Troy Sherman, Nicola Plummer and Liam Faught, the candidates behind TNL, are running on a self-described feasible platform, with a focus on informing and advocating for students.

Faught, ArtSci ’14, is the current AMS commissioner of internal affairs, and has spent the year working closely with Sherman, ArtSci ’14, current municipal affairs commissioner.

Plummer, Comm ’13, has extensive involvement in the Commerce Society, of which she is now president. She’s the first executive candidate from the ComSoc to run for AMS executive in five years.

“Win or lose, I hope that other students in the student body see that just because you’re not an Arts and Science student, the AMS is [still] a service for you,” vice-president of operations candidate Plummer said.

Attainability was important to the team in crafting their platform, Plummer said.

“We made sure we could do it before we wrote it down,” she said.

Many of their ideas involve lobbying for change and empowering students.

“Nothing is impossible,” Plummer said. “You just need to keep trying harder.”

Their platform ideas are grouped into four “focus areas”: opportunities, advocacy, accountability and accessibility.

“We built from the ground up,” vice-president of university affairs candidate Faught said. “We started talking about our platform points first and then started to realize that all of these points can fit under themes that are very important to us as individuals and should be important to the AMS.”

TNL plans to build a bridge between the JDUC and the Queen’s Centre using funds from the $1.2 million dollar JDUC Renovation Fund.

They hope it will create an easier, safer route for students to cross from one building to the other. A proposed new lounge area outside of the Tricolour Outlet and CoGro Express will also increase traffic between the buildings, they said.

Academic ventures in their platform include lobbying for a personal interest credit, which will allow students to take courses outside of their departments on a pass or fail basis. This is meant to encourage students who may be intimidated by courses in other areas of study, who would take them without fearing academic repercussions.
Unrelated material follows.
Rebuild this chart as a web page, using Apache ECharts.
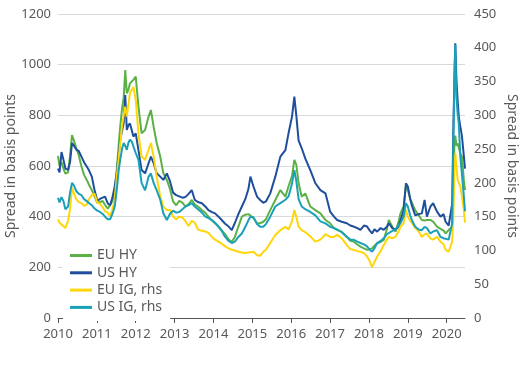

Connecting with students is important to TNL, and social media is a major tool the team wishes to utilize; they hope to launch an AMS app, which will provide students with access to various student services and information all in one place, should they be elected.

Each member believes they each bring something different to the team and complement each other.

“We clicked, and that for me was the biggest thing—you have to have good team chemistry,” presidential candidate Sherman said. “You want to make sure you can work together and be friends together and we’ve done a very good job at that.”

The team members said they understand how the AMS works and will easily adapt to their new roles, should they be elected.

“You do it because you feel, genuinely, you have something else to offer. You do it for the society,” Sherman said. “You have the ideals, hopes and dreams of the student body at heart and it’s you job to voice them and advocate for them and find different solutions.”